- _WHAT YOU NEED TO DO_
Copy, without any alteration, the lines from the one that includes "Convert this chart to matplotlib code." up to and including the one that includes "dashes=(6, 4.5), zorder=2)".

### SUPPLIED RECORDS

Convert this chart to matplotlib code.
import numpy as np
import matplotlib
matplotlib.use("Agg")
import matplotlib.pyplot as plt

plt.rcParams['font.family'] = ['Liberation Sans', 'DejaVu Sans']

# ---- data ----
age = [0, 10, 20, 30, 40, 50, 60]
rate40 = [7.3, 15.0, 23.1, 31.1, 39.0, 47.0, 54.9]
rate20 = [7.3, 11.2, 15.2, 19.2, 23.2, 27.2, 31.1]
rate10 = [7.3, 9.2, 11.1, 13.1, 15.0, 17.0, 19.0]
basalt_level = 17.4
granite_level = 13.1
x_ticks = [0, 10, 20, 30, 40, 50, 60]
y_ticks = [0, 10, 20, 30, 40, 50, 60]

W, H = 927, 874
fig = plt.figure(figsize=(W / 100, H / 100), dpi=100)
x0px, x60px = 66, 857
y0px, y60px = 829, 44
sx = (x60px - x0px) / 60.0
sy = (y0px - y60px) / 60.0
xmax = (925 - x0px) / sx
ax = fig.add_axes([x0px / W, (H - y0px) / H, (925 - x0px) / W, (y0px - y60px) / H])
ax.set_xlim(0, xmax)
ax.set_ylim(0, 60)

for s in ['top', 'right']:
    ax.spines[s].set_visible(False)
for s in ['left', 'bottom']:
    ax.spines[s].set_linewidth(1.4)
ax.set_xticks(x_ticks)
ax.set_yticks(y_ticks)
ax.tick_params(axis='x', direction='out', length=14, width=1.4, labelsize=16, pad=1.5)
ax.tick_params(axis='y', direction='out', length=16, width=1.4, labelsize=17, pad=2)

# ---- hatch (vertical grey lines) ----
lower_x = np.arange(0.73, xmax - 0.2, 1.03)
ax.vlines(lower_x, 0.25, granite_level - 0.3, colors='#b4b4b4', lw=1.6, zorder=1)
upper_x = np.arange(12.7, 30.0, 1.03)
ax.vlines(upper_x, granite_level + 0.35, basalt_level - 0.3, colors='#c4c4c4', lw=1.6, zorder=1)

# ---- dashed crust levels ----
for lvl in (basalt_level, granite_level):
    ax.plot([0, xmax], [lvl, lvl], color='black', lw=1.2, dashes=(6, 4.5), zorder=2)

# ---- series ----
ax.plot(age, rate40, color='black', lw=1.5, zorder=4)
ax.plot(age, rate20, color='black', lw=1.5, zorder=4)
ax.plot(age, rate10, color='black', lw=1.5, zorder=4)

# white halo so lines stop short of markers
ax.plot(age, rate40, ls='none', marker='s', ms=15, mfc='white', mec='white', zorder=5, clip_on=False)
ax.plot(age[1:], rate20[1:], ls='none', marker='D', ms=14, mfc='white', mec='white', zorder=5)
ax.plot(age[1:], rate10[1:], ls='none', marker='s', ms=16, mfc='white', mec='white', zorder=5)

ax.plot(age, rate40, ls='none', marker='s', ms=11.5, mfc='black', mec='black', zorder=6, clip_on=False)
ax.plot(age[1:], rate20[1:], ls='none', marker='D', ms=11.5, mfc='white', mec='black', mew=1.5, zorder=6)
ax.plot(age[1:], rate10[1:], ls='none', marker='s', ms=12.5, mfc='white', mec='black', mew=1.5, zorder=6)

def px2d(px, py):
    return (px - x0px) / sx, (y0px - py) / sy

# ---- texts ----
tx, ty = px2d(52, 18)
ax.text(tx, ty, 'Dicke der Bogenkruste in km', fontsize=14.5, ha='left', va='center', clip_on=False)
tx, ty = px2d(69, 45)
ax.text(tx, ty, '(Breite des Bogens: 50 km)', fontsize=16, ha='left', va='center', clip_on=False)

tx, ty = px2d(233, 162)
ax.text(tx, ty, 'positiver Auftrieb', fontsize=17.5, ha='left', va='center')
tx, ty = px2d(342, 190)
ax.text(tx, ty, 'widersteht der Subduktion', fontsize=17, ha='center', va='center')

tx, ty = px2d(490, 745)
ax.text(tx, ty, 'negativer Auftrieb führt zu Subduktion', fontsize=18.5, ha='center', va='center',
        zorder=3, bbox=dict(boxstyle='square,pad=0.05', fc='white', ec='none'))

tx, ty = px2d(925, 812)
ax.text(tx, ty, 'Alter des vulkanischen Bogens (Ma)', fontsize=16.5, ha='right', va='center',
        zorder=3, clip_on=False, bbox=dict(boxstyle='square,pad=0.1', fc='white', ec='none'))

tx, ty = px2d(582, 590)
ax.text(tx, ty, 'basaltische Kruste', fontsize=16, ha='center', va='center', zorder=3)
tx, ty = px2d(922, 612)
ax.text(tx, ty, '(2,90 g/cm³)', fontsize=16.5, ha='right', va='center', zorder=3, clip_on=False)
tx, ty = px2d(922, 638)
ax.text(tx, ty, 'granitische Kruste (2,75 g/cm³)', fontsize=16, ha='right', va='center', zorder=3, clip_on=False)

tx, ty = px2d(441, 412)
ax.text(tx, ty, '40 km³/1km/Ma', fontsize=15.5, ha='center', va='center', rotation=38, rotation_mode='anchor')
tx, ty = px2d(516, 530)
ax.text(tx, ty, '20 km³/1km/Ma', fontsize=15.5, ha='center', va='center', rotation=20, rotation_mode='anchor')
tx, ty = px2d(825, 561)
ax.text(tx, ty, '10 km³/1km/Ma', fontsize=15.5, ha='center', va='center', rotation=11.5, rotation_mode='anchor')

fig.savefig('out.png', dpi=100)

######
### SUPPLIED RECORDS

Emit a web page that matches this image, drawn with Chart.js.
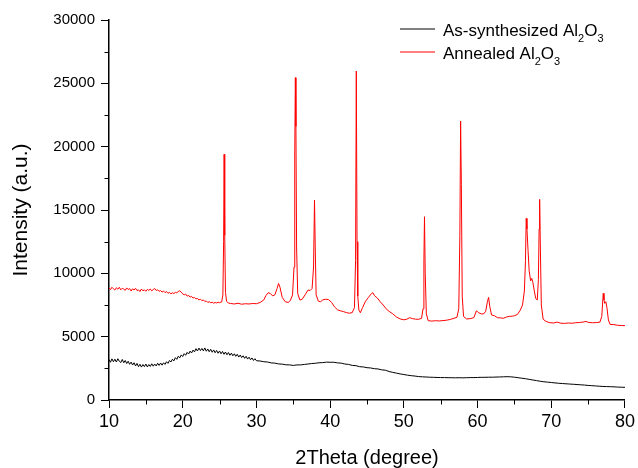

######

- _OUTPUT OF THE TASK_
Convert this chart to matplotlib code.
import numpy as np
import matplotlib
matplotlib.use("Agg")
import matplotlib.pyplot as plt

plt.rcParams['font.family'] = ['Liberation Sans', 'DejaVu Sans']

# ---- data ----
age = [0, 10, 20, 30, 40, 50, 60]
rate40 = [7.3, 15.0, 23.1, 31.1, 39.0, 47.0, 54.9]
rate20 = [7.3, 11.2, 15.2, 19.2, 23.2, 27.2, 31.1]
rate10 = [7.3, 9.2, 11.1, 13.1, 15.0, 17.0, 19.0]
basalt_level = 17.4
granite_level = 13.1
x_ticks = [0, 10, 20, 30, 40, 50, 60]
y_ticks = [0, 10, 20, 30, 40, 50, 60]

W, H = 927, 874
fig = plt.figure(figsize=(W / 100, H / 100), dpi=100)
x0px, x60px = 66, 857
y0px, y60px = 829, 44
sx = (x60px - x0px) / 60.0
sy = (y0px - y60px) / 60.0
xmax = (925 - x0px) / sx
ax = fig.add_axes([x0px / W, (H - y0px) / H, (925 - x0px) / W, (y0px - y60px) / H])
ax.set_xlim(0, xmax)
ax.set_ylim(0, 60)

for s in ['top', 'right']:
    ax.spines[s].set_visible(False)
for s in ['left', 'bottom']:
    ax.spines[s].set_linewidth(1.4)
ax.set_xticks(x_ticks)
ax.set_yticks(y_ticks)
ax.tick_params(axis='x', direction='out', length=14, width=1.4, labelsize=16, pad=1.5)
ax.tick_params(axis='y', direction='out', length=16, width=1.4, labelsize=17, pad=2)

# ---- hatch (vertical grey lines) ----
lower_x = np.arange(0.73, xmax - 0.2, 1.03)
ax.vlines(lower_x, 0.25, granite_level - 0.3, colors='#b4b4b4', lw=1.6, zorder=1)
upper_x = np.arange(12.7, 30.0, 1.03)
ax.vlines(upper_x, granite_level + 0.35, basalt_level - 0.3, colors='#c4c4c4', lw=1.6, zorder=1)

# ---- dashed crust levels ----
for lvl in (basalt_level, granite_level):
    ax.plot([0, xmax], [lvl, lvl], color='black', lw=1.2, dashes=(6, 4.5), zorder=2)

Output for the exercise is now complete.